The US government on Saturday ended its formal oversight role over the internet, handing over management of the online address system to a global non-profit entity.
The US Commerce Department announced that its contract had expired with the Internet Corporation for Assigned Names and Numbers, which manages the internet’s so-called “root zone.”
That leaves ICANN as a self-regulating organization that will be operated by the internet’s “stakeholders” — engineers, academics, businesses, non-government and government groups.
The move is part of a decades-old plan by the US to “privatize” the internet, and backers have said it would help maintain its integrity around the world.
US and ICANN officials have said the contract had given Washington a symbolic role as overseer or the internet’s “root zone” where new online domains and addresses are created.
But critics, including some US lawmakers, argued that this was a “giveaway” by Washington that could allow authoritarian regimes to seize control.
A last-ditch effort by critics to block the plan — a lawsuit filed by four US states — failed when a Texas federal judge refused to issue an injunction to stop the transition.
Lawrence Strickling, who heads the Commerce Department unit which has managed these functions, issued a brief statement early Saturday confirming the transition of the Internet Assigned Numbers Authority (IANA).
“As of October 1, 2016, the IANA functions contract has expired,” he said.
Stephen Crocker, ICANN’s board chairman and one of the engineers who developed the early internet protocols, welcomed the end of the contract.

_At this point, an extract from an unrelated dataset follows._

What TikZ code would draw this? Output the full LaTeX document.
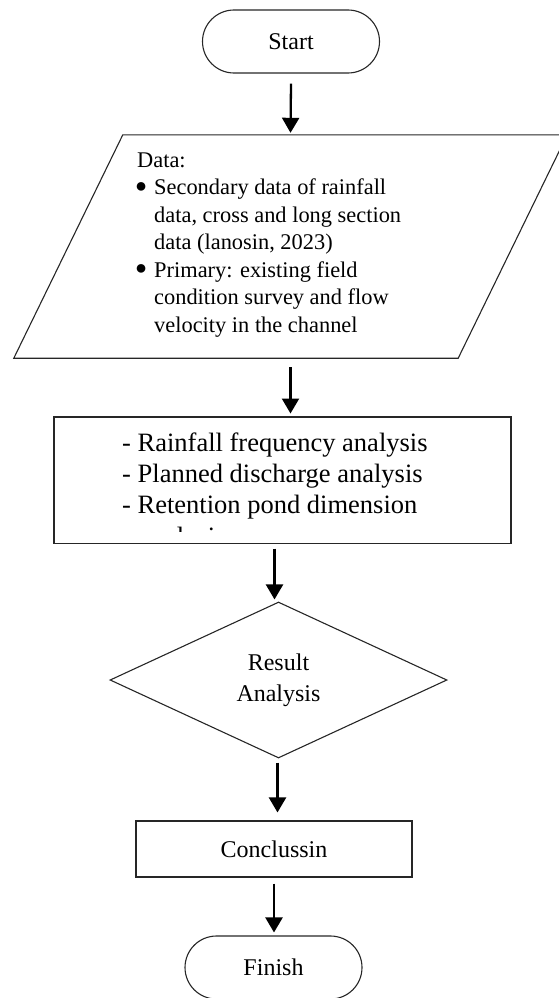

“This transition was envisioned 18 years ago, yet it was the tireless work of the global Internet community, which drafted the final proposal, that made this a reality,” he said in a statement.
This is a very welcome step.
Authoritarian Governments around the world have been trying to get more of a say in how the Internet runs. They have tried to have the ITU takeover some functions, which would be a disaster.
ICANN is far from perfect but over 18 years it has managed to expand the number of generic TLDs from seven to over 1,000 and has a multi-stakeholder model that works, albeit slowly. At ICANN Governments do not get to decide anything. At best they can give advice. This is how it should be.
The problem is that having ICANN run the IANA function (the master list of TLDs, IP addresses and protocols) under contract to the US Government meant that other Governments used that to demand if the USG gets a veto (in reality it was an administrative check) over TLDs, they should all have the same power. By freeing ICANN from the US Government, there is no longer a legitimate cause for authoritarian Governments to rally around.
The Internet has been the world changing success it has, because it has not been under Government control. Governments can pass laws that affect ISPs and Internet users in their own countries, but no Government or Governments can pass laws dictating how the Internet as a whole runs. The Internet community does this through technical groups such as the Internet Engineering Taskforce, Internet Architecture Board and more policy focused groups such as the Regional Internet Address Registries, country code managers and ICANN.
Many folks from New Zealand have been engaged in the work required to improve the accountability of ICANN, so that it could transition from US Government stewardship. It is great to see the transition finally occur.